3. Get used to it Yes I can... in Japan many years before the Russia/Japan war the gun came but the kings of the time thought it to be unhonourable thus anyone becoming a gunmaker their family would be tortured and killed it worked Japan didn't not have any gunmakers till they were invaded by the Europeans.
Now this is a bit harsh and I don't think it would be right to tourcher and kill the scientist that works on genetic engineering but you could probably do something maybe arrest them and put them behind bars.
Jowy Blight
08-09-2001, 11:15 PM
this is real, live, grown-up stuff - NOT an idiot game.
Nobody ever said it was, I know this is a real issue. I was just making a point on how a clone could act if they found out they were a clone, and gave an example from a game I knew of. It's very possible a clone could go crazy if they were to find out that they were a clone. So like I said, the world isn't ready.
happyheathen
08-09-2001, 11:28 PM
Originally posted by Psycho Fox
Yes I can... in Japan many years before the Russia/Japan war the gun came but the kings of the time thought it to be unhonourable thus anyone becoming a gunmaker their family would be tortured and killed it worked Japan didn't not have any gunmakers till they were invaded by the Europeans.
Actually:
1. the firearm was invented by the same people who invented gunpowder: the Chinese
2. Firearms did get used, didn't they? (there is a story I heard years ago: Louis 13 or 14 of France was presented with a working flame-thrower, and put the inventor on pension-for-life on the condition that he destroy the device and all papers concerning it, and never mention it to anyone again (Louis XVI probably wished he had a couple a bit later...))
(flame-throwers also got used)
3. If you need to play a video game to be able to imagine and think -
PLEASE DO NOT VOTE!!!
Psycho Fox
08-09-2001, 11:47 PM
Originally posted by happyheathen
Actually:
1. the firearm was invented by the same people who invented gunpowder: the Chinese
2. Firearms did get used, didn't they? (there is a story I heard years ago: Louis 13 or 14 of France was presented with a working flame-thrower, and put the inventor on pension-for-life on the condition that he destroy the device and all papers concerning it, and never mention it to anyone again (Louis XVI probably wished he had a couple a bit later...))
(flame-throwers also got used)
I ment in JAPAN for a period of time there was no guns
Jowy Blight
08-09-2001, 11:51 PM
3. If you need to play a video game to be able to imagine and think - Do NOT Vote!!
I can't vote, I'm only 15. As for the video game thing, Were you listening? I said EXAMPLE, you don't need a game to think about this. The game just had something that showed what could happen to someone who found out he/she was a clone.
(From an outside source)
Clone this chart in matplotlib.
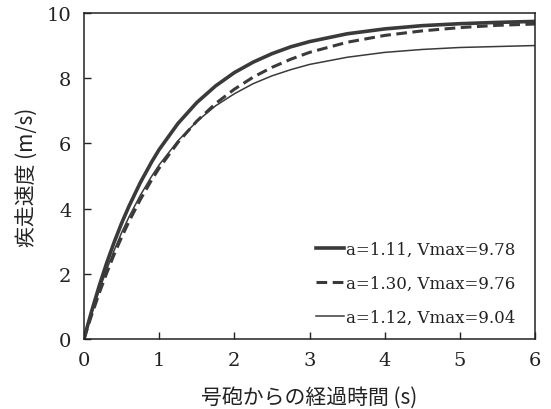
import numpy as np
import matplotlib
matplotlib.use('Agg')
import matplotlib.pyplot as plt

# time after the start signal (s)
t = [0, 0.05, 0.1, 0.2, 0.3, 0.4, 0.5, 0.6, 0.75, 0.9, 1.0, 1.25, 1.5, 1.75, 2.0,
     2.25, 2.5, 2.75, 3.0, 3.5, 4.0, 4.5, 5.0, 5.5, 6.0]

# running speed (m/s) for each runner
v_a111 = [0, 0.43, 0.84, 1.61, 2.32, 2.96, 3.55, 4.08, 4.80, 5.43, 5.81, 6.61, 7.25, 7.76, 8.17,
          8.49, 8.75, 8.96, 9.12, 9.36, 9.51, 9.61, 9.67, 9.71, 9.74]
v_a130 = [0, 0.37, 0.72, 1.39, 2.01, 2.59, 3.12, 3.61, 4.28, 4.88, 5.24, 6.03, 6.68, 7.22, 7.66,
          8.03, 8.33, 8.58, 8.79, 9.10, 9.31, 9.45, 9.55, 9.62, 9.66]
v_a112 = [0, 0.39, 0.77, 1.48, 2.12, 2.71, 3.26, 3.75, 4.41, 4.99, 5.34, 6.08, 6.67, 7.15, 7.52,
          7.83, 8.07, 8.26, 8.42, 8.64, 8.79, 8.88, 8.94, 8.97, 9.00]

labels = ['a=1.11, Vmax=9.78', 'a=1.30, Vmax=9.76', 'a=1.12, Vmax=9.04']

jp = ['Noto Sans CJK JP', 'DejaVu Sans']
serif = 'DejaVu Serif'
ink = '#3a3a3a'

fig = plt.figure(figsize=(5.51, 4.10), dpi=100)
ax = fig.add_axes([0.1525, 0.171, 0.8185, 0.795])

ax.plot(t, v_a111, color=ink, lw=2.6, label=labels[0])
ax.plot(t, v_a130, color=ink, lw=2.2, ls=(0, (3.5, 1.8)), label=labels[1])
ax.plot(t, v_a112, color=ink, lw=1.1, label=labels[2])

ax.set_xlim(0, 6)
ax.set_ylim(0, 10)
ax.set_xticks(np.arange(0, 7, 1))
ax.set_yticks(np.arange(0, 11, 2))

for s in ax.spines.values():
    s.set_linewidth(1.1)
    s.set_color('#222222')

ax.tick_params(direction='in', length=5, width=1.0, color='#222222', pad=9,
               labelsize=14, labelcolor='#222222')
for lab in ax.get_xticklabels() + ax.get_yticklabels():
    lab.set_family(serif)

ax.set_xlabel('号砲からの経過時間 (s)', family=jp, fontsize=15, color='#222222', labelpad=12)
ax.set_ylabel('疾走速度 (m/s)', family=jp, fontsize=15, color='#222222', labelpad=6)

leg = ax.legend(loc='lower right', bbox_to_anchor=(0.99, -0.005), frameon=False,
                handlelength=1.7, handletextpad=0.1, labelspacing=1.0,
                prop={'family': serif, 'size': 12})
for txt in leg.get_texts():
    txt.set_color('#222222')

fig.savefig('out.png', dpi=100)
That they might go mad, and do something that could hurt someone.
Blast Hornet
08-10-2001, 12:28 AM
I would love to have my own Clone, I mean just a guy to act as a house for all the parts incase I need them, He could walk behind me and if I loose limbs i can take his you know like some weird lab assistant just dragging his toeless foot behind him while I walk around like I'm perfect , Hey I'm not Morbid He's me techincally ( i'm joking)
BourgeoisBuffoon
08-10-2001, 07:10 AM
Geez, I hope you are joking....happyheathen would have a field day in telling us how this is not for stuff like that....but a clone still has feelings too, you know-what if he acted like YOU were the clone? Where would you be...since you may end up giving a body part?